Across the street from the store was the Whitney's house and this was a shot of their kitchen. It wasn't huge considering Newel K. Whitney owned a lot of property and land. Basically everything we saw at the Kirtland church site was on Bishop Whitney's land which he gave to the church. (He was good at consecration apparently).
Here's a shot of the Kirtand ashery (straight ahead) and the sawmill (off to the right).
The sawmill was powered by this water wheel that only needs about three inches of water to operate. They rebuilt the sawmill and it's technically fully functional.
The only time the blade of the restored sawmill has actually been used to cut wood was when President Hinckley came to dedicate it. He said "I want to see this thing cut some wood!" in cute President Hinckley style. So they fired it up and cut a log. It hasn't been used since.
Then we walked next door to the ashery. Honestly I didn't know what an ashery was until this tour so now you get to find out as well.
The saints collected and then sold ashes to the ashery which were then strained, and cooked them to be made into things like glass and fine china.
She's explaining the process. The ashrey was a cash cow for the saints that got something like $100 a barrel for the cooked ash. (check out Colleen's blog for more accurate details on the process).
Here's David touching ashery artifiacts... haha.

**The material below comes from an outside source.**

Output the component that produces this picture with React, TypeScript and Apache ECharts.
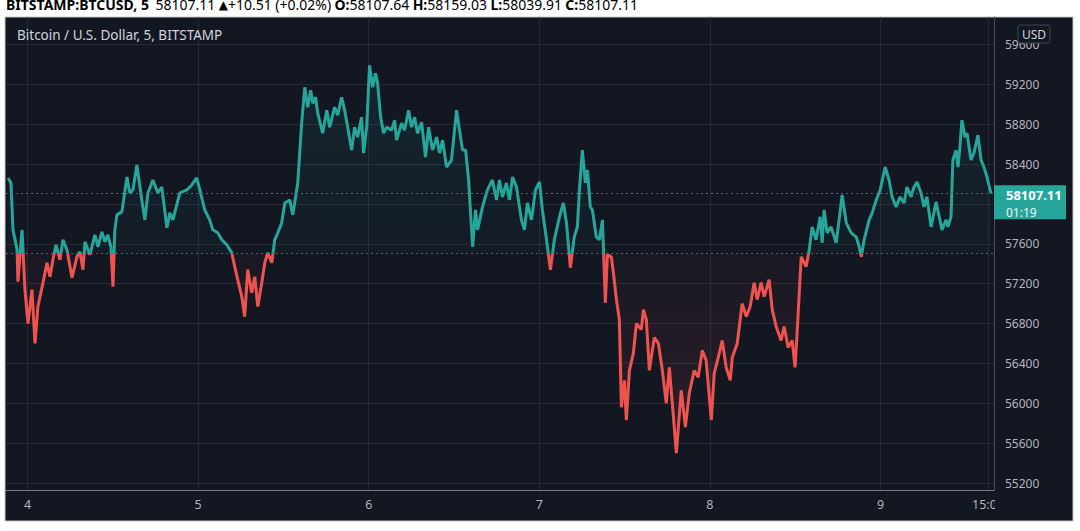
import React, { useEffect, useRef } from 'react';
import * as echarts from 'echarts';

// time in days (day-of-month with fraction), 5-min BTCUSD
const times = [
  3.886, 3.903, 3.915, 3.939, 3.944, 3.968, 3.985, 4.003, 4.026, 4.044, 4.061, 4.091, 4.114, 4.132, 4.149, 4.167,
  4.190, 4.208, 4.231, 4.261, 4.290, 4.307, 4.325, 4.337, 4.366, 4.395, 4.413, 4.436, 4.454, 4.471, 4.489, 4.501,
  4.512, 4.524, 4.553, 4.583, 4.600, 4.618, 4.641, 4.670, 4.688, 4.706, 4.735, 4.764, 4.787, 4.817, 4.834, 4.852,
  4.893, 4.934, 4.963, 4.992, 5.010, 5.039, 5.068, 5.086, 5.115, 5.139, 5.168, 5.197, 5.215, 5.232, 5.256, 5.273,
  5.291, 5.314, 5.332, 5.350, 5.373, 5.391, 5.408, 5.432, 5.449, 5.467, 5.490, 5.508, 5.537, 5.555, 5.584, 5.607,
  5.625, 5.642, 5.660, 5.672, 5.689, 5.701, 5.730, 5.754, 5.771, 5.800, 5.818, 5.841, 5.859, 5.877, 5.900, 5.917,
  5.935, 5.958, 5.970, 5.988, 6.005, 6.023, 6.040, 6.052, 6.070, 6.087, 6.105, 6.134, 6.152, 6.163, 6.193, 6.210,
  6.234, 6.251, 6.269, 6.286, 6.310, 6.333, 6.351, 6.374, 6.398, 6.415, 6.433, 6.456, 6.485, 6.515, 6.532, 6.550,
  6.568, 6.585, 6.609, 6.626, 6.638, 6.667, 6.696, 6.725, 6.749, 6.766, 6.784, 6.807, 6.825, 6.843, 6.866, 6.895,
  6.913, 6.930, 6.954, 6.977, 7.001, 7.018, 7.042, 7.065, 7.088, 7.118, 7.141, 7.159, 7.182, 7.205, 7.223, 7.235,
  7.252, 7.270, 7.282, 7.299, 7.311, 7.334, 7.352, 7.370, 7.387, 7.399, 7.422, 7.434, 7.452, 7.469, 7.481, 7.499,
  7.510, 7.528, 7.551, 7.569, 7.598, 7.610, 7.627, 7.645, 7.674, 7.698, 7.721, 7.744, 7.762, 7.791, 7.803, 7.832,
  7.856, 7.879, 7.908, 7.931, 7.955, 7.978, 8.008, 8.025, 8.049, 8.072, 8.095, 8.119, 8.131, 8.160, 8.189, 8.213,
  8.236, 8.259, 8.277, 8.300, 8.318, 8.347, 8.365, 8.388, 8.417, 8.435, 8.458, 8.482, 8.499, 8.511, 8.535, 8.564,
  8.582, 8.599, 8.622, 8.646, 8.658, 8.669, 8.687, 8.710, 8.740, 8.757, 8.775, 8.799, 8.828, 8.857, 8.875, 8.887,
  8.904, 8.933, 8.951, 8.975, 8.998, 9.027, 9.050, 9.068, 9.091, 9.114, 9.138, 9.155, 9.179, 9.196, 9.214, 9.237,
  9.255, 9.272, 9.296, 9.313, 9.325, 9.348, 9.360, 9.384, 9.395, 9.413, 9.424, 9.442, 9.454, 9.466, 9.477, 9.495,
  9.507, 9.530, 9.547, 9.571, 9.589, 9.606, 9.624, 9.647,
];

const prices = [
  58260, 58210, 57740, 57540, 57220, 57740, 57140, 56800, 57140, 56600, 56970, 57210, 57410, 57270, 57440, 57590,
  57440, 57640, 57540, 57260, 57470, 57520, 57340, 57620, 57490, 57690, 57570, 57720, 57620, 57690, 57570, 57170,
  57740, 57890, 57920, 58270, 58110, 58140, 58390, 58040, 57840, 58110, 58240, 58110, 58170, 57760, 57910, 57840,
  58110, 58140, 58190, 58260, 58140, 57940, 57840, 57740, 57710, 57640, 57590, 57510, 57370, 57240, 57070, 56870,
  57340, 57110, 57270, 56970, 57210, 57410, 57510, 57410, 57640, 57710, 57810, 58010, 58040, 57890, 58210, 58810,
  59170, 58970, 59140, 59010, 59070, 58910, 58710, 58940, 58770, 58970, 58890, 59070, 58940, 58770, 58540, 58770,
  58670, 58870, 58510, 58770, 59390, 59170, 59310, 59210, 58870, 58710, 58770, 58740, 58840, 58640, 58810, 58740,
  58940, 58770, 58870, 58710, 58820, 58470, 58770, 58540, 58670, 58510, 58640, 58370, 58440, 58940, 58740, 58540,
  58540, 58250, 57570, 57940, 57740, 57970, 58140, 58240, 58040, 58240, 58070, 58210, 58040, 58270, 58170, 57840,
  57740, 58010, 57840, 58140, 58220, 57940, 57640, 57340, 57640, 57870, 58010, 57810, 57360, 57670, 57770, 58140,
  58540, 58210, 58340, 57970, 57940, 57670, 57640, 57840, 57010, 57490, 57470, 57310, 57040, 56840, 55960, 56230,
  55830, 56330, 56500, 56800, 56740, 56940, 56840, 56330, 56660, 56600, 56330, 56000, 56360, 55760, 55500, 56130,
  55760, 56100, 56330, 56260, 56530, 56430, 55830, 56300, 56460, 56630, 56360, 56230, 56460, 56600, 57000, 56870,
  56970, 57210, 57040, 57210, 57070, 57240, 56940, 56770, 56630, 56770, 56560, 56630, 56360, 56710, 57470, 57370,
  57540, 57770, 57640, 57870, 57610, 57940, 57710, 57770, 57610, 57840, 58090, 57810, 57710, 57670, 57570, 57470,
  57640, 57840, 57910, 58040, 58140, 58370, 58240, 58070, 57970, 58070, 58010, 58170, 58070, 58170, 58220, 58110,
  57970, 58070, 57770, 57910, 58020, 57840, 57740, 57840, 57770, 57870, 58440, 58540, 58370, 58590, 58840, 58670,
  58710, 58440, 58510, 58690, 58440, 58370, 58270, 58107.11,
];

const baseline = 57500;
const lastPrice = 58107.11;
const countdown = '01:19';

const xTickValues = [4, 5, 6, 7, 8, 9, 9.625];
const xTickLabels = ['4', '5', '6', '7', '8', '9', '15:00'];
// price-axis grid levels; the 58000 label sits under the last-price tag in the reference
const yTickValues = [55200, 55600, 56000, 56400, 56800, 57200, 57600, 58000, 58400, 58800, 59200, 59600];
const yHiddenLabels = [58000];

const headerSymbol = 'BITSTAMP:BTCUSD, 5';
const headerLast = '58107.11';
const headerChange = '+10.51 (+0.02%)';
const headerOHLC = [
  ['O:', '58107.64'],
  ['H:', '58159.03'],
  ['L:', '58039.91'],
  ['C:', '58107.11'],
];
const chartTitle = 'Bitcoin / U.S. Dollar, 5, BITSTAMP';
const currency = 'USD';

const UP = '#26a69a';
const DOWN = '#ef5350';
const BG = '#131722';
const GRID = '#262a35';
const TEXT = '#b2b5be';
const FONT = '"Noto Sans", "DejaVu Sans", sans-serif';

export default function App() {
  const ref = useRef<HTMLDivElement>(null);

  useEffect(() => {
    document.body.style.margin = '0';
    if (!ref.current) return;
    const chart = echarts.init(ref.current, null, { renderer: 'svg' });

    const data = times.map((t, i) => [t, prices[i]]);
    const maxP = Math.max(...prices);
    const minP = Math.min(...prices);
    const f = (maxP - baseline) / (maxP - minP);

    const gridRight = 86;

    const xGridLines = xTickValues.map((v, i) => ({
      xAxis: v,
      label: {
        show: true,
        position: 'start',
        distance: 8,
        formatter: () => xTickLabels[i],
        color: TEXT,
        fontSize: 12.5,
        fontFamily: FONT,
      },
    }));
    const yGridLines = yTickValues.map((v) => ({ yAxis: v, label: { show: false } }));
    const yLabelLines = yTickValues
      .filter((v) => !yHiddenLabels.includes(v))
      .map((v) => ({
        yAxis: v,
        label: {
          show: true,
          position: 'end',
          distance: 11,
          formatter: () => String(v),
          color: TEXT,
          opacity: 1,
          fontSize: 12,
          fontFamily: FONT,
        },
      }));

    chart.setOption({
      animation: false,
      backgroundColor: '#ffffff',
      textStyle: { fontFamily: FONT },
      grid: { left: 6, right: gridRight, top: 17, bottom: 41, containLabel: false },
      xAxis: {
        type: 'value',
        min: 3.874,
        max: 9.665,
        axisLine: { show: true, lineStyle: { color: '#7a7d88', width: 1 } },
        axisTick: { show: false },
        axisLabel: { show: false },
        splitLine: { show: false },
      },
      yAxis: {
        type: 'value',
        position: 'right',
        min: 55130,
        max: 59875,
        z: 60,
        axisLine: { show: true, lineStyle: { color: '#4a4e59', width: 1 } },
        axisTick: { show: false },
        axisLabel: { show: false },
        splitLine: { show: false },
      },
      visualMap: {
        show: false,
        type: 'piecewise',
        dimension: 1,
        seriesIndex: 0,
        pieces: [
          { gte: 50000, lt: baseline, color: DOWN },
          { gte: baseline, lte: 65000, color: UP },
        ],
        outOfRange: { color: UP },
      },
      series: [
        {
          type: 'line',
          data,
          showSymbol: false,
          symbol: 'none',
          lineStyle: { width: 3 },
          areaStyle: {
            origin: baseline,
            color: new echarts.graphic.LinearGradient(0, 0, 0, 1, [
              { offset: 0, color: 'rgba(38,166,154,0.16)' },
              { offset: f, color: 'rgba(38,166,154,0.04)' },
              { offset: f, color: 'rgba(239,83,80,0.04)' },
              { offset: 1, color: 'rgba(239,83,80,0.16)' },
            ]),
          },
          z: 5,
          markLine: {
            silent: true,
            symbol: 'none',
            z: 6,
            label: { show: false },
            lineStyle: { type: [2, 3], color: '#5d616c', width: 1 },
            data: [{ yAxis: baseline }, { yAxis: lastPrice }],
          },
        },
        {
          type: 'line',
          data: [],
          clip: false,
          z: 1,
          markLine: {
            silent: true,
            symbol: 'none',
            z: 1,
            lineStyle: { type: 'solid', color: GRID, width: 1 },
            data: [...xGridLines, ...yGridLines],
          },
        },
        {
          type: 'line',
          data: [],
          clip: false,
          z: 60,
          markLine: {
            silent: true,
            symbol: 'none',
            z: 60,
            lineStyle: { type: 'solid', color: 'rgba(0,0,0,0)', width: 0 },
            data: yLabelLines,
          },
        },
      ],
    });

    const py = chart.convertToPixel({ yAxisIndex: 0 }, lastPrice) as number;
    const axisX = 1080 - gridRight;

    const rich: any = {
      b: { fontWeight: 'bold', color: '#131722', fontSize: 14, fontFamily: FONT },
      n: { color: '#131722', fontSize: 14, fontFamily: FONT },
      up: { color: UP, fontSize: 12, fontFamily: FONT },
      g: { color: UP, fontSize: 14, fontFamily: FONT },
    };
    const headerText =
      `{b|${headerSymbol}}  {n|${headerLast}} {up|▲}{n|${headerChange}} ` +
      headerOHLC.map(([k, v]) => `{b|${k}}{g|${v}}`).join(' ');

    chart.setOption({
      graphic: [
        {
          id: 'panel',
          type: 'rect',
          z: -10,
          silent: true,
          shape: { x: 5, y: 17, width: 1068, height: 504 },
          style: { fill: BG, stroke: '#c4c4c4', lineWidth: 1 },
        },
        {
          id: 'priceAxisCover',
          type: 'rect',
          z: 50,
          silent: true,
          shape: { x: axisX + 1, y: 18, width: 1072 - axisX - 1, height: 502 },
          style: { fill: BG },
        },
        {
          id: 'header',
          type: 'text',
          z: 100,
          x: 6,
          y: 11,
          style: { text: headerText, rich, verticalAlign: 'bottom', align: 'left' },
        },
        {
          id: 'title',
          type: 'text',
          z: 100,
          x: 17,
          y: 35,
          style: {
            text: chartTitle,
            fill: '#d1d4dc',
            fontSize: 13.5,
            fontFamily: FONT,
            verticalAlign: 'middle',
            align: 'left',
          },
        },
        {
          id: 'usdBox',
          type: 'rect',
          z: 100,
          shape: { x: 1018, y: 25, width: 32, height: 18, r: 2 },
          style: { fill: BG, stroke: '#434651', lineWidth: 1 },
        },
        {
          id: 'usdText',
          type: 'text',
          z: 101,
          x: 1034,
          y: 34,
          style: { text: currency, fill: '#d1d4dc', fontSize: 12, fontFamily: FONT, align: 'center', verticalAlign: 'middle' },
        },
        {
          id: 'lastBox',
          type: 'rect',
          z: 100,
          shape: { x: axisX, y: py - 8, width: 72, height: 34 },
          style: { fill: UP },
        },
        {
          id: 'lastPriceText',
          type: 'text',
          z: 101,
          x: axisX + 12,
          y: py - 5,
          style: {
            text: lastPrice.toFixed(2),
            fill: '#ffffff',
            fontSize: 13,
            fontWeight: 'bold',
            fontFamily: FONT,
            align: 'left',
            verticalAlign: 'top',
          },
        },
        {
          id: 'countdownText',
          type: 'text',
          z: 101,
          x: axisX + 12,
          y: py + 25,
          style: {
            text: countdown,
            fill: '#e8f5f3',
            fontSize: 12,
            fontFamily: FONT,
            align: 'left',
            verticalAlign: 'bottom',
          },
        },
      ],
    });

    return () => chart.dispose();
  }, []);

  return <div ref={ref} style={{ width: 1080, height: 531 }} />;
}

We hadn't eaten since breakfast (it was at least 5:00 by this point) and Nathan had looked up a triple D restaurant called "Melt Bar and Grilled" nearby so we headed there for dinner.
We all ordered grilled cheese sandwiches of epic proportions. Look at Davids- there's a whole chicken breast right there!
Did I mention I gained 5lbs on this trip? Look at that sandwich and you'll know why. Luckily we exercise consistently or I would have been stuck with that trip weight haha.
After that we went over to our hotel for the night, swam for a bit (David may have dunked Colleen twice) and then we tried to disc golf at a park next to Lake Erie. It ended with Colleen and I in the car after running from swarms of bugs and rain while David and Nathan searched for a stray disc while it was lightning.